Major General (Retd) Andrew Sharpe, CBE
Andrew Sharpe is an accomplished strategist, operational artist, military educationalist, scholar and lecturer with 34 years of military service and nine operational tours. He has coordinated two independent think tanks as Director of the UK MoD’s Development, Concepts and Doctrine Centre and as a member of the UK Chief of Defence Staff’s Strategic Advisory Panel. He is pursuing a doctorate at Trinity College Cambridge, is a Senior Research Officer with CamSAI (the Cambridge Security Analysis Institute) and lectures at the Strategy and Security Institute, University of Exeter, at King’s College London and at several military Staff Colleges.
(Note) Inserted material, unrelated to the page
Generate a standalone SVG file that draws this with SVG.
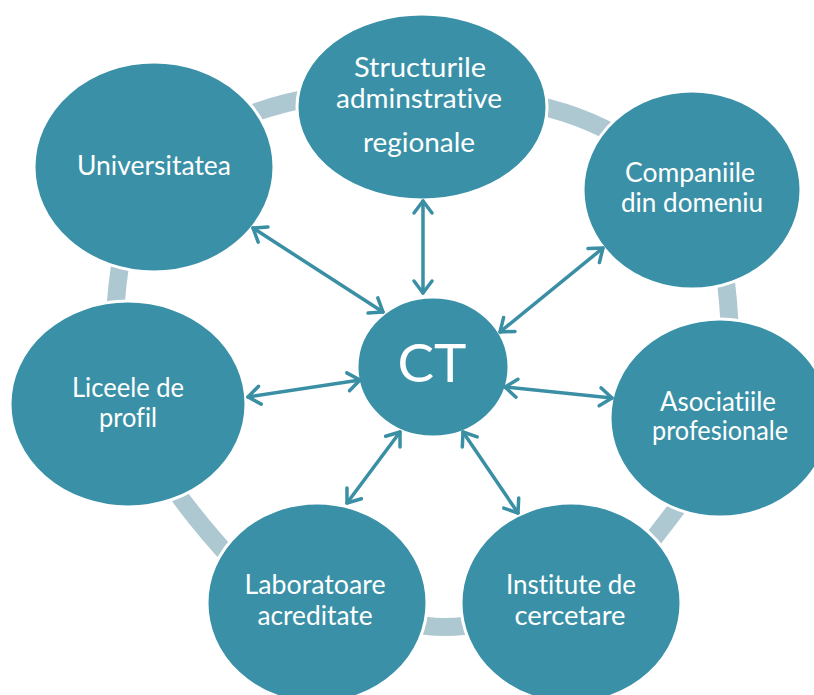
<svg xmlns="http://www.w3.org/2000/svg" width="814" height="695" viewBox="0 0 814 695">
  <style>
    .ring { fill: none; stroke: #AEC8D2; stroke-width: 18; }
    .node { fill: #3A91A7; stroke: #FFFFFF; stroke-width: 3; }
    .label { fill: #FFFFFF; font-family: Lato, "Open Sans", "Liberation Sans", sans-serif; font-size: 26px; text-anchor: middle; font-variant-ligatures: none; }
    .big { font-size: 52px; }
    .link { stroke: #3A8FA5; stroke-width: 3.5; stroke-linecap: round; fill: none; marker-start: url(#chev); marker-end: url(#chev); }
  </style>
  <defs>
    <marker id="chev" viewBox="-16 -16 32 32" markerWidth="32" markerHeight="32" refX="0" refY="0" markerUnits="userSpaceOnUse" orient="auto-start-reverse" overflow="visible">
      <path d="M -12 -9 L 0 0 L -12 9" fill="none" stroke="#3A8FA5" stroke-width="3.5" stroke-linecap="round" stroke-linejoin="round"/>
    </marker>
  </defs>
  <rect width="814" height="695" fill="#FFFFFF"/>

  <!-- cycle band segments between neighbouring nodes -->
  <g id="ring">
    <path class="ring" d="M 230 122 Q 272 104 320 96"/>
    <path class="ring" d="M 520 102 Q 580 112 628 142"/>
    <path class="ring" d="M 724 268 Q 729 300 730 338"/>
    <path class="ring" d="M 692 488 Q 672 515 640 556"/>
    <path class="ring" d="M 405 622 Q 445 632 485 622"/>
    <path class="ring" d="M 160 468 Q 190 515 238 566"/>
    <path class="ring" d="M 121 258 Q 117 285 115 312"/>
  </g>

  <g id="node-structurile">
    <ellipse class="node" cx="422" cy="107" rx="125" ry="93"/>
    <text class="label" x="420" y="77" textLength="132" lengthAdjust="spacingAndGlyphs">Structurile</text>
    <text class="label" x="419" y="108" textLength="166" lengthAdjust="spacingAndGlyphs">adminstrative</text>
    <text class="label" x="419" y="152" textLength="112" lengthAdjust="spacingAndGlyphs">regionale</text>
  </g>
  <g id="node-universitatea">
    <ellipse class="node" cx="154" cy="167" rx="120" ry="105"/>
    <text class="label" x="154" y="175" textLength="154" lengthAdjust="spacingAndGlyphs">Universitatea</text>
  </g>
  <g id="node-companiile">
    <ellipse class="node" cx="692" cy="190" rx="109" ry="99"/>
    <text class="label" x="690" y="182" textLength="130" lengthAdjust="spacingAndGlyphs">Companiile</text>
    <text class="label" x="692" y="212" textLength="142" lengthAdjust="spacingAndGlyphs">din domeniu</text>
  </g>
  <g id="node-liceele">
    <ellipse class="node" cx="128" cy="404" rx="118" ry="103"/>
    <text class="label" x="128" y="397" textLength="112" lengthAdjust="spacingAndGlyphs">Liceele de</text>
    <text class="label" x="128" y="427" textLength="58" lengthAdjust="spacingAndGlyphs">profil</text>
  </g>
  <g id="node-asociatiile">
    <ellipse class="node" cx="720" cy="418" rx="110" ry="99"/>
    <text class="label" x="718" y="411" textLength="116" lengthAdjust="spacingAndGlyphs">Asociatiile</text>
    <text class="label" x="720" y="440" textLength="136" lengthAdjust="spacingAndGlyphs">profesionale</text>
  </g>
  <g id="node-laboratoare">
    <ellipse class="node" cx="317" cy="603" rx="110" ry="100"/>
    <text class="label" x="315" y="594" textLength="141" lengthAdjust="spacingAndGlyphs">Laboratoare</text>
    <text class="label" x="315" y="625" textLength="115" lengthAdjust="spacingAndGlyphs">acreditate</text>
  </g>
  <g id="node-institute">
    <ellipse class="node" cx="571" cy="603" rx="110" ry="100"/>
    <text class="label" x="571" y="594" textLength="130" lengthAdjust="spacingAndGlyphs">Institute de</text>
    <text class="label" x="570" y="625" textLength="111" lengthAdjust="spacingAndGlyphs">cercetare</text>
  </g>
  <g id="node-ct">
    <ellipse class="node" cx="433" cy="367" rx="76" ry="70"/>
    <text class="label big" x="432" y="382" textLength="69" lengthAdjust="spacingAndGlyphs">CT</text>
  </g>

  <!-- two-way links from the hub -->
  <g id="connectors">
    <line class="link" x1="383" y1="312" x2="253" y2="228"/>
    <line class="link" x1="423" y1="293" x2="423" y2="201"/>
    <line class="link" x1="500" y1="332" x2="603" y2="248"/>
    <line class="link" x1="360" y1="380" x2="248" y2="397"/>
    <line class="link" x1="505" y1="387" x2="612" y2="398"/>
    <line class="link" x1="400" y1="432" x2="347" y2="503"/>
    <line class="link" x1="463" y1="432" x2="518" y2="513"/>
  </g>
</svg>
He brings an extensive knowledge of the theory and practice of military decision-making to Cambridge Governance Labs.
Dr Sharath Srinivasan
Sharath Srinivasan is the David and Elaine Potter Lecturer in Governance and Human Rights at the University of Cambridge, the founding Director of the Centre of Governance and Human Rights, and a Fellow of King’s College. He has led programmes for a leading international relief agency in Sudan, and has advised a range of international organisations and government agencies on conflict prevention, peacebuilding and political development. He majored in human rights and public international law at the University of New South Wales and read for his MPhil and DPhil in Development Studies at Oxford University, where he was a Chevening, Clarendon and ORISHA scholar.